Sunday, November 22, 2009

Parent Letter, Reading Inventory and First Running Record!

October 19th, 2009

This is the first real week that I will be meeting individually with Kate and we will begin our conferences. Last week, the week of October 12th, I was sick and unable to go into the classroom so this week I had to do both the first running record and the reading inventory. Also, I e-mailed the letter to Kate's parents to her teacher so she could take it home before I worked with her today, which definitely helped! Here is the letter I sent to her parents (and all names in this document have, again, been changed):


I was very nervous going into the whole thing because I had never had any of these types of interactions with a student before. Not only that, but I still wasn't completely sure what I was doing and was afraid that shine through while I was trying to work with Kate.

When I talked to her teacher (I'll refer to her as Mrs. C), she told me I should have absolutely no problems with Kate, which alleviated some of my concerns. At first when I mentioned to Mrs. C that I would like to conference with Kate she asked me if I was supposed to be doing the audit trail with a struggling student or not, and when I said that was not a requirement she said that if that wasn't an issue that I would love working with her.

Mrs. C, Lizzie (my classmate sharing my field experience class), and I all discussed how Mrs.

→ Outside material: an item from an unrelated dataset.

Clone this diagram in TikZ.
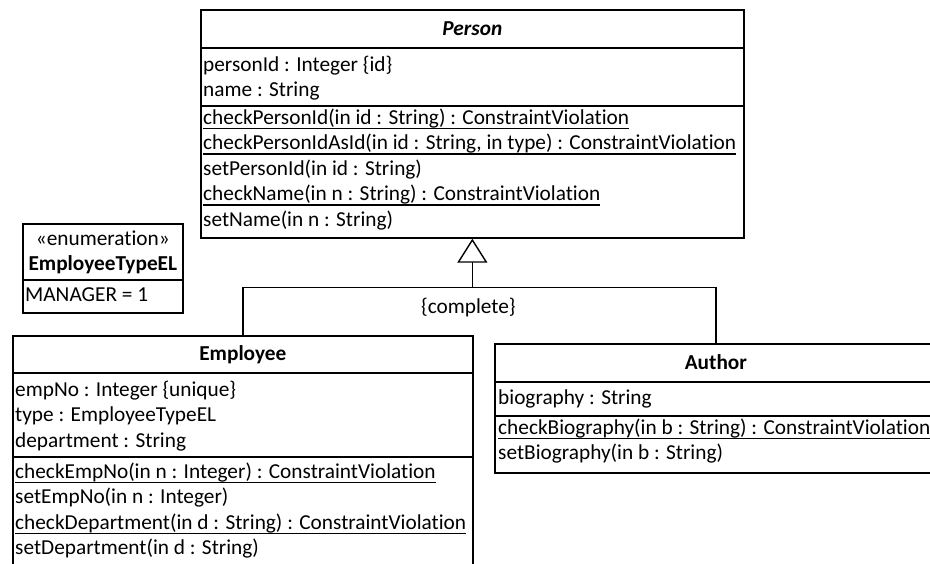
\documentclass[tikz,border=0pt]{standalone}
\usepackage{fontspec}
\setmainfont[Ligatures=NoCommon]{Carlito}
\usetikzlibrary{arrows.meta,positioning}

\newcommand{\umlfont}{\fontsize{21.3}{25.5}\selectfont}
% class-scope operations get a heavy underline
\newsavebox{\opbox}
\newcommand{\staticop}[1]{\sbox{\opbox}{#1}\rlap{\rule[-5pt]{\wd\opbox}{1.5pt}}\usebox{\opbox}}

\begin{document}
\begin{tikzpicture}[x=1pt, y=-1pt,
  classbox/.style={draw, line width=1.7pt, anchor=north west, inner sep=0pt},
  classname/.style={font=\umlfont\bfseries, inner sep=0pt, align=center},
  members/.style={font=\umlfont, inner sep=0pt, align=left},
  compartment/.style={line width=1.7pt},
  genline/.style={line width=1.4pt},
  node distance=8pt and 3pt
]
\useasboundingbox (0,0) rectangle (930,563);
\clip (0,0) rectangle (930,563);

%% Person (abstract)
\node[classbox, minimum width=543pt, minimum height=228pt] (person) at (200,9) {};
\node[classname, below=8pt of person.north] (person-name) {\strut\textit{Person}};
\draw[compartment] ([yshift=-39pt]person.north west) -- ([yshift=-39pt]person.north east);
\draw[compartment] ([yshift=-97pt]person.north west) -- ([yshift=-97pt]person.north east);
\node[members, below right=44pt and 3pt of person.north west] (person-attr)
  {\strut personId : Integer \{id\}\\
   \strut name : String};
\node[members, below right=97pt and 3pt of person.north west] (person-ops)
  {\strut\staticop{checkPersonId(in id : String) : ConstraintViolation}\\
   \strut\staticop{checkPersonIdAsId(in id : String, in type) : ConstraintViolation}\\
   \strut setPersonId(in id : String)\\
   \strut\staticop{checkName(in n : String) : ConstraintViolation}\\
   \strut setName(in n : String)};

%% Enumeration
\node[classbox, minimum width=160pt, minimum height=89pt] (emptype) at (22,223) {};
\node[classname, below=4pt of emptype.north] (emptype-name)
  {\strut{\mdseries «enumeration»}\\ \strut EmployeeTypeEL};
\draw[compartment] ([yshift=-57pt]emptype.north west) -- ([yshift=-57pt]emptype.north east);
\node[members, below right=60pt and 3pt of emptype.north west] (emptype-lit) {\strut MANAGER = 1};

%% Employee
\node[classbox, minimum width=460pt, minimum height=245pt] (employee) at (12,335) {};
\node[classname, below=7pt of employee.north] (employee-name) {\strut Employee};
\draw[compartment] ([yshift=-38pt]employee.north west) -- ([yshift=-38pt]employee.north east);
\draw[compartment] ([yshift=-122pt]employee.north west) -- ([yshift=-122pt]employee.north east);
\node[members, below right=43pt and 3pt of employee.north west] (employee-attr)
  {\strut empNo : Integer \{unique\}\\
   \strut type : EmployeeTypeEL\\
   \strut department : String};
\node[members, below right=125pt and 3pt of employee.north west] (employee-ops)
  {\strut\staticop{checkEmpNo(in n : Integer) : ConstraintViolation}\\
   \strut setEmpNo(in n : Integer)\\
   \strut\staticop{checkDepartment(in d : String) : ConstraintViolation}\\
   \strut setDepartment(in d : String)};

%% Author
\node[classbox, minimum width=442pt, minimum height=129pt] (author) at (494,343) {};
\node[classname, below=8pt of author.north] (author-name) {\strut Author};
\draw[compartment] ([yshift=-39pt]author.north west) -- ([yshift=-39pt]author.north east);
\draw[compartment] ([yshift=-73pt]author.north west) -- ([yshift=-73pt]author.north east);
\node[members, below right=43pt and 4pt of author.north west] (author-attr)
  {\strut biography : String};
\node[members, below right=73pt and 4pt of author.north west] (author-ops)
  {\strut\staticop{checkBiography(in b : String) : ConstraintViolation}\\
   \strut setBiography(in b : String)};

%% Generalization set
\coordinate[below=49pt of person.south] (split);
\draw[genline] (employee.north) |- (split) -| (author.north);
\draw[genline, -{Triangle[open, length=24pt, width=30pt]}] (split) -- (person.south);
\node[members, below=8pt of split, xshift=-4pt] (complete) {\strut\{complete\}};

\end{tikzpicture}
\end{document}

C goes about assessing what reading level all of her students are at, and it turns out their school actually uses a special program installed on Palm Pilot. All teachers in the school have it, and the teacher simply has the student read to them and they conduct a running record on the Palm Pilot. The program computes their final score and it is saved in the system. These scores tell the teachers what they need to spend more time on in class and what they should work on individually with the students. She told us that the students become so used to the assessment that they aren't anxious or uncomfortable with doing it.

Now on to the meeting! I began with the reading inventory and asked Kate about her experiences with and knowledge of reading. These are the questions and the answers she provided (you can click on the image to enlarge it):


It was great to know that she is an active reader at home, because that gives her a lot more opportunity to practice what she learns in her reading conferences.

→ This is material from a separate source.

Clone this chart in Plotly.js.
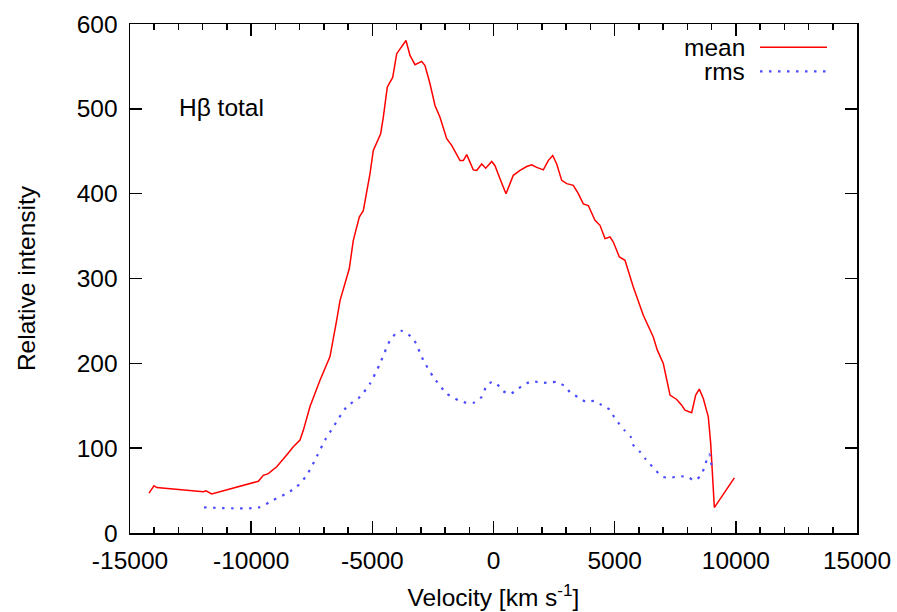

After this, we then moved on to our first running record. In one of our readings for class, Serravallo and Goldberg explain how running records help the teacher establish "what levels students are able to read with high degrees of accuracy, fluency, and comprehension" and also helps the teacher "develop ideas about ways to work with students in conferences to figure out what skills and processes to reinforce and what to teach." (p. 37) These are both exactly what I hope to encounter in doing the running record with Kate so I can develop the best personalized conferences I can give her. Currently her leveled reading group is reading the book The Magic Tree House: Dark Day in the Deep Sea by Mary Pope Osborne, so I just had her read from the last spot she stopped at in the book.

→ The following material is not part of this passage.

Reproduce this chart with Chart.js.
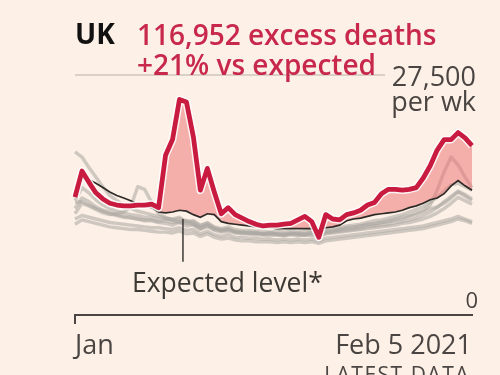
<!DOCTYPE html>
<html>
<head>
<meta charset="utf-8">
<script src="https://cdn.jsdelivr.net/npm/chart.js@4/dist/chart.umd.min.js"></script>
<style>
  html, body { margin: 0; padding: 0; background: #fdf1e7; }
  #wrap { position: relative; width: 500px; height: 375px; overflow: hidden; font-family: "Open Sans", sans-serif; }
  #wrap canvas { position: absolute; left: 0; top: 0; }
  .lbl { position: absolute; white-space: nowrap; line-height: 1; }
</style>
</head>
<body>
<div id="wrap">
  <canvas id="deaths" width="500" height="375"></canvas>
  <div class="lbl" style="left:75px;top:19px;font-size:28px;font-weight:700;color:#111;">UK</div>
  <div class="lbl" style="left:137px;top:20px;font-size:28px;font-weight:600;color:#c8284c;">116,952 excess deaths</div>
  <div class="lbl" style="left:137px;top:50px;font-size:28px;font-weight:600;color:#c8284c;">+21% vs expected</div>
  <div class="lbl" style="right:24px;top:62px;font-size:27px;color:#4a4542;text-align:right;">27,500</div>
  <div class="lbl" style="right:24px;top:87px;font-size:27px;color:#4a4542;text-align:right;">per wk</div>
  <div class="lbl" style="right:22px;top:288px;font-size:22px;color:#4a4542;text-align:right;">0</div>
  <div class="lbl" style="left:132px;top:269px;font-size:26.5px;color:#3d3935;">Expected level*</div>
  <div class="lbl" style="right:30px;top:364px;font-size:21px;color:#4a4542;letter-spacing:1.5px;">LATEST DATA</div>
</div>
<script>
// weekly deaths, UK, thousands per week (week ending)
var weeks = [
  "2020-01-03","2020-01-10","2020-01-17","2020-01-24","2020-01-31",
  "2020-02-07","2020-02-14","2020-02-21","2020-02-28",
  "2020-03-06","2020-03-13","2020-03-20","2020-03-27",
  "2020-04-03","2020-04-10","2020-04-17","2020-04-24",
  "2020-05-01","2020-05-08","2020-05-15","2020-05-22","2020-05-29",
  "2020-06-05","2020-06-12","2020-06-19","2020-06-26",
  "2020-07-03","2020-07-10","2020-07-17","2020-07-24","2020-07-31",
  "2020-08-07","2020-08-14","2020-08-21","2020-08-28",
  "2020-09-04","2020-09-11","2020-09-18","2020-09-25",
  "2020-10-02","2020-10-09","2020-10-16","2020-10-23","2020-10-30",
  "2020-11-06","2020-11-13","2020-11-20","2020-11-27",
  "2020-12-04","2020-12-11","2020-12-18","2020-12-25",
  "2021-01-01","2021-01-08","2021-01-15","2021-01-22","2021-01-29",
  "2021-02-05"
];
var xTickLabels = ["Jan", "Feb 5 2021"];
var yMax = 27.5;

var actual = [13.5,16.5,15.2,14.0,13.3,12.8,12.6,12.5,12.5,12.6,12.6,12.7,12.3,18.3,20.1,24.7,24.4,20.4,14.3,16.8,14.1,11.6,12.3,11.5,11.1,10.7,10.4,10.2,10.3,10.3,10.4,10.5,10.9,11.3,10.7,8.9,11.5,11.0,10.9,11.5,11.7,12.0,12.6,12.9,13.9,14.4,14.4,14.3,14.4,14.6,15.7,17.1,18.9,20.1,20.1,20.9,20.3,19.4];
var expected = [13.7,15.7,15.5,15.1,14.6,14.1,13.7,13.4,13.1,12.7,12.5,12.3,11.8,11.7,11.8,12.0,11.9,11.5,11.2,11.6,11.5,10.7,10.5,10.4,10.3,10.2,10.1,10.0,10.0,9.9,9.9,9.9,9.9,9.9,9.9,9.7,10.0,10.1,10.3,10.8,11.0,11.1,11.3,11.5,11.6,11.7,11.8,12.0,12.3,12.5,12.8,13.2,13.4,13.9,14.8,15.4,14.8,14.3];

// previous years, same weeks
var pastA = [18.7,18.1,16.9,15.8,14.7,13.7,13.1,12.6,12.2,11.9,11.7,11.5,11.3,11.1,11.0,11.2,10.6,10.8,10.3,10.5,10.0,9.8,9.9,9.6,9.5,9.5,9.4,9.3,9.4,9.3,9.3,9.4,9.3,9.2,9.4,9.3,9.5,9.6,9.8,9.9,10.0,10.2,10.3,10.4,10.6,10.7,10.9,11.0,11.3,11.5,11.8,12.2,12.4,12.8,13.4,14.1,13.6,13.1];
var pastB = [12.2,13.4,13.0,12.4,12.0,11.8,11.5,11.3,11.2,11.0,10.9,10.9,10.7,10.8,10.6,10.7,10.5,10.4,9.9,10.3,9.9,9.7,9.8,9.5,9.5,9.4,9.4,9.3,9.4,9.3,9.2,9.3,9.4,9.3,9.5,9.3,9.6,9.7,9.8,10.0,10.1,10.2,10.4,10.5,10.6,10.8,11.0,11.2,11.4,11.7,12.0,12.6,14.3,16.4,18.1,17.2,15.8,14.6];
var pastC = [11.6,12.8,12.5,12.1,11.7,11.5,11.6,11.8,12.4,14.7,14.4,12.9,11.6,11.2,10.9,10.6,10.8,10.4,10.0,10.3,9.8,9.6,9.8,9.5,9.4,9.3,9.4,9.2,9.3,9.2,9.1,9.3,9.2,9.1,9.3,9.0,9.4,9.5,9.6,9.7,9.8,9.9,10.1,10.2,10.3,10.4,10.6,10.7,10.9,11.1,11.4,11.8,12.3,13.0,13.6,14.2,13.8,13.3];
var pastD = [12.9,13.0,12.6,12.2,11.9,11.6,11.4,11.2,11.1,11.0,10.8,10.8,10.6,10.5,10.3,10.6,10.2,10.3,9.8,10.1,9.7,9.5,9.6,9.4,9.3,9.3,9.2,9.2,9.1,9.2,9.1,9.2,9.1,9.2,9.1,9.0,9.3,9.4,9.5,9.6,9.7,9.8,9.9,10.0,10.1,10.2,10.3,10.5,10.6,10.8,11.0,11.3,11.7,12.2,12.8,13.5,13.1,12.7];
var pastE = [11.0,11.4,11.2,11.0,10.8,10.6,10.5,10.4,10.3,10.2,10.1,10.0,10.0,9.9,9.8,10.0,9.7,9.8,9.3,9.6,9.2,9.0,9.2,8.9,8.9,8.8,8.8,8.7,8.7,8.6,8.7,8.6,8.7,8.6,8.7,8.5,8.8,8.9,9.0,9.1,9.2,9.3,9.4,9.5,9.6,9.7,9.8,9.9,10.0,10.1,10.2,10.4,10.6,10.8,11.0,11.3,11.0,10.7];
var pastF = [10.4,10.9,10.7,10.5,10.3,10.1,10.0,9.9,9.8,9.8,9.7,9.6,9.5,9.5,9.4,9.6,9.3,9.4,9.0,9.3,8.9,8.7,8.8,8.6,8.5,8.5,8.4,8.4,8.4,8.3,8.4,8.3,8.4,8.3,8.4,8.2,8.5,8.6,8.7,8.8,8.9,9.0,9.1,9.2,9.3,9.4,9.5,9.6,9.7,9.8,9.9,10.1,10.3,10.5,10.7,11.0,10.8,10.5];
var pastG = [13.1,14.6,14.0,13.2,12.6,12.2,11.9,11.7,11.5,11.4,11.2,11.2,11.0,11.0,10.9,11.0,10.8,10.7,10.2,10.6,10.1,9.9,10.1,9.8,9.7,9.7,9.6,9.6,9.5,9.6,9.5,9.6,9.5,9.6,9.7,9.5,9.8,9.9,10.0,10.2,10.3,10.4,10.6,10.8,10.9,11.1,11.3,11.5,11.8,12.1,12.4,12.9,13.5,14.2,14.9,15.1,14.7,14.3];
var pastYears = [pastA, pastB, pastC, pastD, pastE, pastF, pastG];

var gray = 'rgba(170,165,160,0.55)';
var datasets = [
  { data: actual, borderColor: '#c91a40', borderWidth: 4.8, borderJoinStyle: 'round', pointRadius: 0, tension: 0, fill: false },
  { data: actual, borderColor: 'rgba(255,255,255,0.85)', borderWidth: 7.8, borderJoinStyle: 'round', pointRadius: 0, tension: 0, fill: false },
  { data: expected, borderColor: '#2e2a27', borderWidth: 1.7, pointRadius: 0, tension: 0, fill: false },
  { data: actual, borderWidth: 0, borderColor: 'transparent', pointRadius: 0, tension: 0,
    fill: { target: 2, above: 'rgba(235,110,110,0.5)', below: 'transparent' } }
];
pastYears.forEach(function (yr) {
  datasets.push({ data: yr, borderColor: gray, borderWidth: 3.4, borderJoinStyle: 'round', pointRadius: 0, tension: 0, fill: false });
});

// top gridline and the "expected level" pointer
var extras = {
  id: 'extras',
  beforeDatasetsDraw: function (chart) {
    var c = chart.ctx, y = chart.scales.y;
    var py = y.getPixelForValue(yMax);
    c.save();
    c.strokeStyle = '#cfc5bd';
    c.lineWidth = 1.5;
    c.beginPath();
    c.moveTo(chart.chartArea.left, py);
    c.lineTo(385, py);
    c.stroke();
    c.restore();
  },
  afterDatasetsDraw: function (chart) {
    var c = chart.ctx, x = chart.scales.x, y = chart.scales.y;
    var px = x.getPixelForValue(15.5);
    c.save();
    c.strokeStyle = '#3d3935';
    c.lineWidth = 1.5;
    c.beginPath();
    c.moveTo(px, y.getPixelForValue(11.0));
    c.lineTo(px, y.getPixelForValue(6.1));
    c.stroke();
    c.restore();
  }
};

var ctx = document.getElementById("deaths").getContext("2d");
var myChart = new Chart(ctx, {
  type: 'line',
  data: { labels: weeks, datasets: datasets },
  options: {
    responsive: false,
    animation: false,
    events: [],
    layout: { padding: { left: 75, right: 28, top: 75, bottom: 0 } },
    plugins: { legend: { display: false }, tooltip: { enabled: false } },
    scales: {
      y: { display: false, min: 0, max: yMax },
      x: {
        afterFit: function (scale) { scale.height = 60; },
        border: { display: true, color: '#4a4542', width: 2 },
        grid: {
          drawOnChartArea: false,
          drawTicks: true,
          tickLength: 9,
          lineWidth: 2,
          color: function (c) { return (c.index === 0 || c.index === weeks.length - 1) ? '#4a4542' : 'transparent'; }
        },
        ticks: {
          autoSkip: false,
          maxRotation: 0,
          minRotation: 0,
          align: 'inner',
          padding: 6,
          color: '#4a4542',
          font: { family: 'Open Sans', size: 27 },
          callback: function (v, i) {
            if (i === 0) return xTickLabels[0];
            if (i === weeks.length - 1) return xTickLabels[1];
            return null;
          }
        }
      }
    }
  },
  plugins: [extras]
});
</script>
</body>
</html>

There were very few miscues in her reading and I was highly impressed overall with her proficiency for her age. This is the running record:

After she finished reading the section, the first question I asked was what happened in the part that she read. This was just to help me feel out how developed her comprehension is, and I was surprised when she said she could not remember what she had read.

I had her look back at the text she just read and try to pull out some of what seemed to be the key points, and she said, "They were trying to tell him that it was lunchtime, but he wouldn't listen." At that point, I tried to help guide her and asked what was discussed regarding the wardroom, so she looked back at the book and read the two sentences next to each other that included the word "wardroom" and the sentence immediately after them to answer me. To help her build off of that, we looked back to the first sentence and I asked her what they were talking about. Since she wasn't sure, I told her when certain sentences don't seem to make sense it helps to keep looking back further to make connections. She became very excited and gasped when she went back a few paragraphs and discovered why Henry had said "'Silly to think that way, I know'" (p. 51).

Even though this was only my first reading conference with my student, I learned a few very useful concepts that I will keep in mind for future reference. First and foremost, it doesn't matter how good a student's graphophonics are if they don't comprehend what they're reading. Also, a point that I already believed but was reinforced through our conference was even though a student might appear to be an amazing reader, there is always something they can improve upon, you just have to find it.